After working with Kotlin for 1,5 years, I see a lot of advantages of this language in just the way the code it clean and readable and in some nice syntactic features. Some examples:

 

Utility methods on collections

My favorite features in Kotlin are all the utility methods on Collections that Kotlin provides. I’ll not dive into every one of them, but will name some of the features that I used a lot in my current project.

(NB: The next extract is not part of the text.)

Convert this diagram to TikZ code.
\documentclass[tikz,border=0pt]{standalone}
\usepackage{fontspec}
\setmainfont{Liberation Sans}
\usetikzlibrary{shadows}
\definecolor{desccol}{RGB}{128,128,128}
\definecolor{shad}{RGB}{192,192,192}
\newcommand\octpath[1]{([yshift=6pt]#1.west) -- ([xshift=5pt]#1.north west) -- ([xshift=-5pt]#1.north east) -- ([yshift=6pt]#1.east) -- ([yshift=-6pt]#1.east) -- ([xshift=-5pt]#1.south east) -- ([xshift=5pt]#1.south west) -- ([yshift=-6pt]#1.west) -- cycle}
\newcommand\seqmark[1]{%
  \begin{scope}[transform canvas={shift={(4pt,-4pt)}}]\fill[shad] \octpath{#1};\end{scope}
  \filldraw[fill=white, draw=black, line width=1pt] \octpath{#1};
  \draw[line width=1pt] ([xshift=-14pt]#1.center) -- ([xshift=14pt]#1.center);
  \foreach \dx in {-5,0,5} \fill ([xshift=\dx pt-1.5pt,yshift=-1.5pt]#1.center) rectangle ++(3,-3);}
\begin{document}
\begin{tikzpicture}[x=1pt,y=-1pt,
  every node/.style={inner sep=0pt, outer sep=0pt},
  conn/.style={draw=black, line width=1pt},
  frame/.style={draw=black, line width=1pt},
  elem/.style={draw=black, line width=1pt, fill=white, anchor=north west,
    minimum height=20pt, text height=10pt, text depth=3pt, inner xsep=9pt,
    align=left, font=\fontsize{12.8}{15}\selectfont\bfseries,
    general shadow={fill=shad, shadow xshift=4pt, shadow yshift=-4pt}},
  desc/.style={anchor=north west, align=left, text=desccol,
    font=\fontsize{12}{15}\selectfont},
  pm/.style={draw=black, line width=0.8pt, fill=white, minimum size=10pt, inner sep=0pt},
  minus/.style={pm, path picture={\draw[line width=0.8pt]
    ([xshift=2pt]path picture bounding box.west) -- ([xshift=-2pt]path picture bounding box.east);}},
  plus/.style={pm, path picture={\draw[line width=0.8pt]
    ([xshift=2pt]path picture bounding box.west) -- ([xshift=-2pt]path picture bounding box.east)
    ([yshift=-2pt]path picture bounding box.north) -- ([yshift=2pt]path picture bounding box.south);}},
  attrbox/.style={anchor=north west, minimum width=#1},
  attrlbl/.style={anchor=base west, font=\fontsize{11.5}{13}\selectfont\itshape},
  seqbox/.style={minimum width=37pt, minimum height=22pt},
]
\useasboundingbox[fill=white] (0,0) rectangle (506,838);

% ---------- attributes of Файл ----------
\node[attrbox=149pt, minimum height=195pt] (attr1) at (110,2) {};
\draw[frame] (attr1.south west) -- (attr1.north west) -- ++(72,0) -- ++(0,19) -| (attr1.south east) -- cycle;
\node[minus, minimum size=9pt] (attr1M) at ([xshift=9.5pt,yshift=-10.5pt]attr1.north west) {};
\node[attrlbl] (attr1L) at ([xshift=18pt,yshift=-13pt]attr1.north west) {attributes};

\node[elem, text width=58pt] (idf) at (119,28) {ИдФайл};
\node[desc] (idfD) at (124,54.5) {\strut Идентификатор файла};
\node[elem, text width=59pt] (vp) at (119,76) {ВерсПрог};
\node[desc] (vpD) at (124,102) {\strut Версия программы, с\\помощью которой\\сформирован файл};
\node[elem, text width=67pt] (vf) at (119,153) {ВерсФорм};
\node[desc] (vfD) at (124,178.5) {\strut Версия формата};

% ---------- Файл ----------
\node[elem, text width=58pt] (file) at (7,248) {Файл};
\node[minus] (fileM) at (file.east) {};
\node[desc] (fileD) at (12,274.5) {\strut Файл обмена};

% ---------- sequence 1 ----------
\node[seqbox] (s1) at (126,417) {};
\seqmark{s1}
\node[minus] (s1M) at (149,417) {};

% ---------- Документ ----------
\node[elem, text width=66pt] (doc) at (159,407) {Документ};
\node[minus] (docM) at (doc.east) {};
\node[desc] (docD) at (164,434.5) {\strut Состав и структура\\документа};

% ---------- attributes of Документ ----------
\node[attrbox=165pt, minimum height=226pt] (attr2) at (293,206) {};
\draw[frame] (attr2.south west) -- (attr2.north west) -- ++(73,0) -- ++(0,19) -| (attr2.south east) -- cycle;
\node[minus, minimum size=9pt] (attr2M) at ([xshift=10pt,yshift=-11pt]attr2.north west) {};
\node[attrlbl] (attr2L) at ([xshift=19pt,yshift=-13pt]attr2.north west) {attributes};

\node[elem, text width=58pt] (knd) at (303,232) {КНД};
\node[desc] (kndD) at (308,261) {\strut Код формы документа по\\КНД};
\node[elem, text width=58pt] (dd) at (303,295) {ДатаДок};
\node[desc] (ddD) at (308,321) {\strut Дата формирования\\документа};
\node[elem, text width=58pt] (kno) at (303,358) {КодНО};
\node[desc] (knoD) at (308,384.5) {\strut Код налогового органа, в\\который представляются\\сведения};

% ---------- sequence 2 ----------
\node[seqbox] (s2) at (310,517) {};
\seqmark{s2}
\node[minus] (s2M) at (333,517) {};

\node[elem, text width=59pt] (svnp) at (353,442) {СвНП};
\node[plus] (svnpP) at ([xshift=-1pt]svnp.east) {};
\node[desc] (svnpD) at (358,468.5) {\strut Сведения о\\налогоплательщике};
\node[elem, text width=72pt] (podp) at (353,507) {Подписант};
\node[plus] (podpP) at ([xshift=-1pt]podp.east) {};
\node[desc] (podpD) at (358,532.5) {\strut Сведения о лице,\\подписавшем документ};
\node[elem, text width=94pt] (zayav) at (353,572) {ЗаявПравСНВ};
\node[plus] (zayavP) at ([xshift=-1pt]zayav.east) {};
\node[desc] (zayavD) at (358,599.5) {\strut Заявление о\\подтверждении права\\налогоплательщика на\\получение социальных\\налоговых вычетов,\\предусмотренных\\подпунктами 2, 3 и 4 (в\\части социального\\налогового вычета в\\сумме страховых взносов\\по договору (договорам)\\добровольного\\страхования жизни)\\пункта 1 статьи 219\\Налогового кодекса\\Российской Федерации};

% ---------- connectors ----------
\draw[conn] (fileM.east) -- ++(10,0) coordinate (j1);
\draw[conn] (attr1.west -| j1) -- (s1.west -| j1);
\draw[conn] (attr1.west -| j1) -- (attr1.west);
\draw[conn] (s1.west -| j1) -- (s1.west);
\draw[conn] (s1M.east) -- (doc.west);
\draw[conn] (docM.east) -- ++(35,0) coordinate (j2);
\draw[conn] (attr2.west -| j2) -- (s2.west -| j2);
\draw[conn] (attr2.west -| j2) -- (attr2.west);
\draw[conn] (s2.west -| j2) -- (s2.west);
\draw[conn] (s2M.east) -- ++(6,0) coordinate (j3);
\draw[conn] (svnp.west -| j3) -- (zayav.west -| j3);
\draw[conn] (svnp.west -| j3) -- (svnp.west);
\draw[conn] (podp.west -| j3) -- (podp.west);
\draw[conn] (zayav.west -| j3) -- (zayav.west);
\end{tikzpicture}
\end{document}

  • Map: the mapping transformation creates a collection from the results of a function on the elements of another collection.
val data = dataRaw.map { it.trim().toLowerCase() }
  • ForEach: the forEach function iterates a collection and executes the given code for each element:
shops.forEach { 
    shopRepository.create(it)
}
  • Filter, filterNot: In Kotlin, filtering conditions are defined by predicates:
val allRules = policyRegistry.getRules()
allRules.filter { ruleNames.contains(it.name) }
    .map { it.errorCode.name }

When you want to filter a collection by negative conditions, you can use filterNot:

val invalidProducts = uploadedProducts.filterNot { isValid(it.globalId) }
  • Ordering: ordering a list in Kotlin is very easy. An example with two properties of an object to use for ordering:
val rulesSorted = policy.rules.sortedWith(
    compareBy<PolicyRuleDTO> { it.state }.thenBy { it.name }
)
  • isEmpty(): a very basic operation, but what makes it nice is that there is also a isNotEmpty() which makes the code a lot more readable in my opinion then !isEmpty()

 

String templating

Kotlin has built in String templating:

val name = "Sofie"
val children = listOf("Maxim", "Otis")
println("$name has ${children.size} children")

 

Multiline String constants

We use this for example in tests, when we want to post JSON to an endpoint:

val json = """
    {
        "name": "Sofie",
        "children": ["Maxim", "Otis"]
    }
"""

If/when expressions

In Kotlin if and when are expressions, which means they can be used inline to return a value. For example with if:

val max = if (a > b) a else b

When is used to replace the switch statement:

fun validate(value: String, listData: ListData) : String {
    return when(listData) {
        ListData.BRICK -> validateBrick(value)
        ListData.CHUNK -> validateChunk(value)
        else -> value
    }
} 

When can also be used without argument, as a replacement for an if-else if chain:

private fun mapOnlyValid(product: Product?): Product? {
    fun notANumber(input: String) = !input.matches(NUMBER_REGEX)
    return when {
        product == null -> null
        notANumber(product.globalId) -> null
        notANumber(product.ean) -> null
        notANumber(product.brick) -> null
        notANumber(product.chunk) -> null
        else -> product
    }
} 

 

Conclusion

After working with Kotlin now for 1,5 years, I can say that I really like how it makes my code more compact but still readable. Every time I need to do a complex operation on a collection for example, and think that it must be possible in Kotlin, it turns out to be possible indeed. What I also like is the extensive documentation on kotlinlang.org with very helpful examples. With the help of this documentation and the features Intellij provides, it is not hard to learn when you are used to write Java. Just give it a try!